On the data front, a lot has changed in the economy since the CNB's August forecast, and almost everything is pointing in a more dovish direction. GDP is expected to be revised significantly downwards, especially for the first half of the next year and not only because of domestic weakness but also the outlook for abroad. The labour market, while still tight, is showing slower wage growth than the CNB expected in August. Most importantly, inflation is below the central bank's forecast. Headline inflation for Q3 came in at 0.1pp, and core inflation at 0.3pp on average below expectations. Add to that, energy prices! They look set to fall faster than expected in the coming months and in January.

6.75%

Key rate

25bp rate cut expected

New forecast will convince the undecided votes

Moreover, the CNB is already behind the curve, given that the Bank's model indicates rate cuts earlier. This, combined with other deviations from the forecast, should lead to a significant revision in the path of interest rates of around 50bps on average over the forecast horizon. On the other hand, this is countered by a weaker CZK, which the CNB expects to reach current levels only in Q1 next year.

However, the board's communication seems to suggest that the weaker koruna is not a problem for now. We believe the pain threshold for delaying a rate cut would be the 25.0 EUR/CZK level, which we don't see on the table for now. Board members are basically unanimous in their statements that the November meeting is the first live one for a rate cut and we believe the new forecast will convince the undecided votes. Otherwise, we believe a rate cut will be delayed only until December, but next week's meeting should already show some votes for a rate cut. In general, we see the main risks more at the global level, especially the impact on energy prices and EUR/CZK, which is probably the CNB's main focus these days.

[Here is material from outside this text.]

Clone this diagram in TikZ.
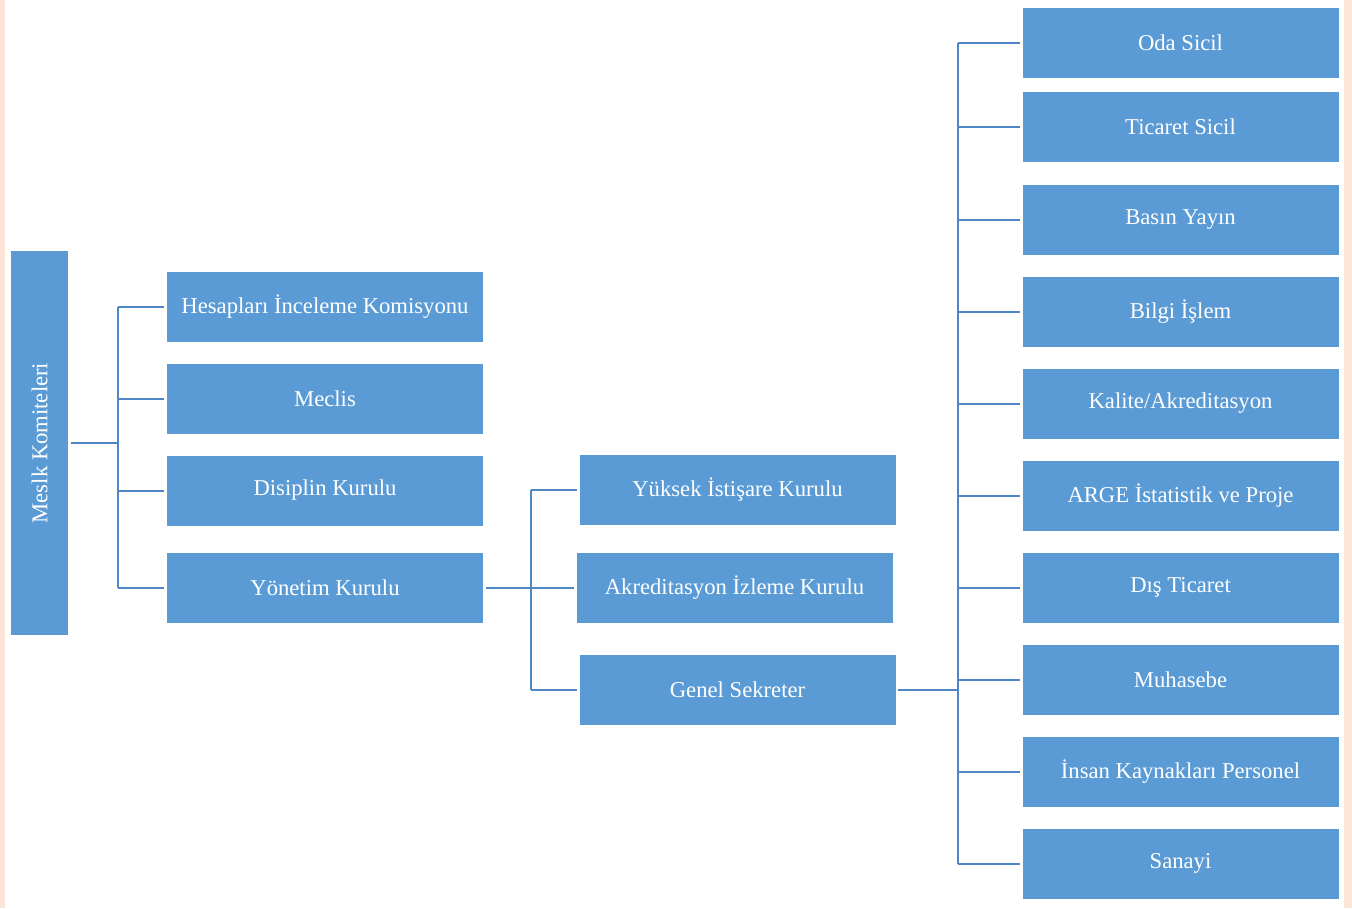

What to expect in FX and rates markets

The Czech koruna has been in a narrow range of 24.60-70 EUR/CZK for the past two weeks, which we believe is still an acceptable level for the CNB to start a cutting cycle. The current level of market rates indicates slightly stronger levels below 24.60. Thus, if global conditions allow, the koruna could still strengthen by next week's meeting. However, if the CNB delivers a rate cut, we see room to price in more cuts in the future, which would push EUR/CZK into the 24.80-25.00 range, based on the current strong relationship between the CZK and market rates. On the other hand, if the CNB does not deliver a rate cut, we believe the central bank has little to offer on the hawkish side, given that a cut seems inevitable. Thus, in response, the koruna may strengthen below 24.50; however, we do not expect it to stay there for longer.

The market is currently pricing in a rate cut of more than 30bps for the November meeting, indicating a strong dovish bias in the market, and also about 25bps for a rate cut in December. Looking ahead, the market may be overestimating the size of the rate cut in 1Q next year, but generally speaking, we see expectations for the year ahead as fairly priced. However, looking forward, the CZK IRS curve, in our view, shows a significant underestimation of the CNB's cutting cycle. Specifically at the long end of the curve, we think the 10y has the potential to trade 100bps lower and at the moment this is probably the biggest mispricing in the CEE space. However, the condition here is the start of a CNB cutting cycle and also a noticeable drop in core rates, which seem unlikely to be met for a while. Thus, the most interesting segment is probably 1-3y, which can still be influenced by the CNB itself and we see room for more rate cuts to be priced in here.

In bond space, our view has remained unchanged for a long time. This year's issuance is almost covered, plus the state budget has been surprising on the positive side in recent months. Thus, the supply of CZGBs is starting to decline, and MinFin is pre-funding next year, which already indicates a significant decline in borrowing needs and supply of CZGBs. Together with the start of the cutting cycle, we thus see CZGBs as cheap in ASW and also relative to CEE peers at the moment.